Should subsidies thus go away, as T-Mobile’s chief marketing officer recently argued? Digital Trends’ Geoff Duncan has a fascinating breakdown of what he reasons are the cost relationships between Apple, carriers and consumers, including how those costs get rolled into contracts and what carriers are making in terms of the bottom line ARPU (the “average monthly revenue per customer”). His conclusion is hard to argue with: The ARPU has been steadily increasing for every iPhone carrier for the past two years, so even with subsidies, everyone’s making a tidy profit. Drop the subsidies, and any corresponding breaks you’d expect carriers to offer on pricing plans would evaporate as the number of people willing to fork over $650-$850 for a new phone plummets. Thus, concludes Duncan:

In that scenario, the growth of the smartphone business in the United States would be cut roughly in half.

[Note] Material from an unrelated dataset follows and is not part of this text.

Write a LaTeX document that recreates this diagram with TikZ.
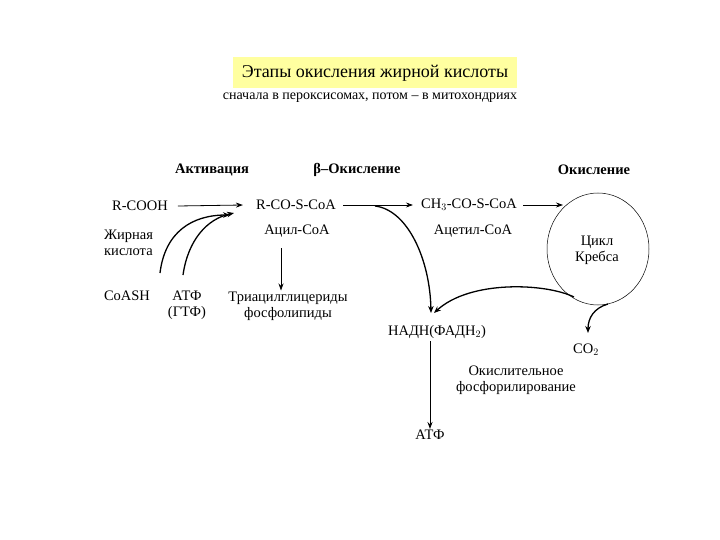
\documentclass[tikz,border=0pt]{standalone}
\usepackage{fontspec}
\setmainfont{Liberation Serif}
\usetikzlibrary{arrows.meta,shapes.geometric}
\begin{document}
\begin{tikzpicture}[x=1pt,y=-1pt,
  lbl/.style={inner sep=1pt,font=\fontsize{14.5}{16}\selectfont},
  hdr/.style={inner sep=1pt,font=\fontsize{14.5}{16}\selectfont\bfseries},
  arr/.style={line width=0.8pt,-{Stealth[length=7pt,width=5pt]}},
  carr/.style={line width=1.3pt,-{Stealth[length=7pt,width=5.5pt]}}]
\useasboundingbox (0,0) rectangle (720,540);
\node[fill={rgb,255:red,255;green,255;blue,160},minimum width=284pt,minimum height=31pt,inner sep=0pt,font=\fontsize{18}{21}\selectfont] (title) at (375,73) {Этапы окисления жирной кислоты};
\node[lbl,font=\fontsize{14}{16}\selectfont] (sub) at (370,98) {сначала в пероксисомах, потом – в митохондриях};
\node[hdr] (act) at (212,170) {Активация};
\node[hdr] (beta) at (357,170) {β–Окисление};
\node[hdr] (ox) at (594,170) {Окисление};
\node[lbl] (rcooh) at (140,206) {R-COOH};
\node[lbl] (rcos) at (296,205) {R-CO-S-CoA};
\node[lbl] (ch3) at (469,205) {CH$_3$-CO-S-CoA};
\node[draw,ellipse,minimum width=102pt,minimum height=112pt,inner sep=0pt,line width=0.5pt] (krebs) at (598,249) {};
\node[lbl,align=center] (krebst) at (597,250) {Цикл\\Кребса};
\node[lbl] (acyl) at (297,231) {Ацил-CoA};
\node[lbl] (acetyl) at (473,231) {Ацетил-CoA};
\node[lbl,align=left,anchor=west] (fa) at (103,243) {Жирная\\кислота};
\node[lbl] (coash) at (127,296) {CoASH};
\node[lbl,align=center] (atp1) at (187,305) {АТФ\\(ГТФ)};
\node[lbl,align=center] (tag) at (288,306) {Триацилглицериды\\фосфолипиды};
\node[lbl] (nadh) at (437,332) {НАДН(ФАДН$_2$)};
\node[lbl] (co2) at (586,350) {CO$_2$};
\node[lbl,align=center] (oxph) at (516,380) {Окислительное\\фосфорилирование};
\node[lbl] (atp2) at (430,435) {АТФ};
\coordinate (c1) at (160,273);
\coordinate (c2) at (183,275);
\coordinate (t1) at (230,215);
\coordinate (t2) at (234,213);
\coordinate (b0) at (375,206);
\coordinate (ntip) at (431,313);
\coordinate (ntip2) at (434,313);
\coordinate (k1) at (574,297);
\coordinate (k2) at (608,304);
\coordinate (kin) at (563,205);
\coordinate (nb) at (430,341);
\draw[arr] ([xshift=9pt]rcooh.east) -- ([xshift=-12pt]rcos.west);
\draw[arr] ([xshift=6pt]rcos.east) -- ([xshift=-7pt]ch3.west);
\draw[arr] ([xshift=5pt]ch3.east) -- (kin);
\draw[arr] (281,248) -- (tag.north -| 281,0);
\draw[carr] (c1) .. controls (165,232) and (192,215) .. (t1);
\draw[carr] (c2) .. controls (188,240) and (207,219) .. (t2);
\draw[carr] (b0) .. controls (408,210) and (430,260) .. (ntip);
\draw[carr] (k1) .. controls (545,283) and (470,280) .. (ntip2);
\draw[carr] (k2) .. controls (594,308) and (588,318) .. (588,333);
\draw[arr,line width=1pt] (nb) -- (atp2.north -| nb);
\end{tikzpicture}
\end{document}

That means fewer devices out in the wild, less money for device makers, and that translates directly to a slower pace of innovation. It also translates to a smaller, less vibrant developer community, which translates to fewer apps and less content for mobile devices. It also means less investment in mobile from Wall Street and other investors. If mobile operators can’t show strong adoption of mobile technologies, investors and banks are will be less willing to throw their money behind network upgrades, frequency licenses, and service expansions.

Taking that into consideration when evaluating yesterday’s analyst AAPL downgrade news, I think the safer assumption going forward is that we may see “tweaks” to Apple’s agreements with carriers, including the way subsidies and multiyear contracts and up front device price breaks work. But subsidies won’t go away. If everyone’s making money here, the issue’s not “to subsidize or not to subsidize” in all or nothing terms, but how to spread the profits around in a way that’s viewed more equitably by all parties involved.

To answer my original question, I don’t see myself ever paying $850 for an iPhone. What about you?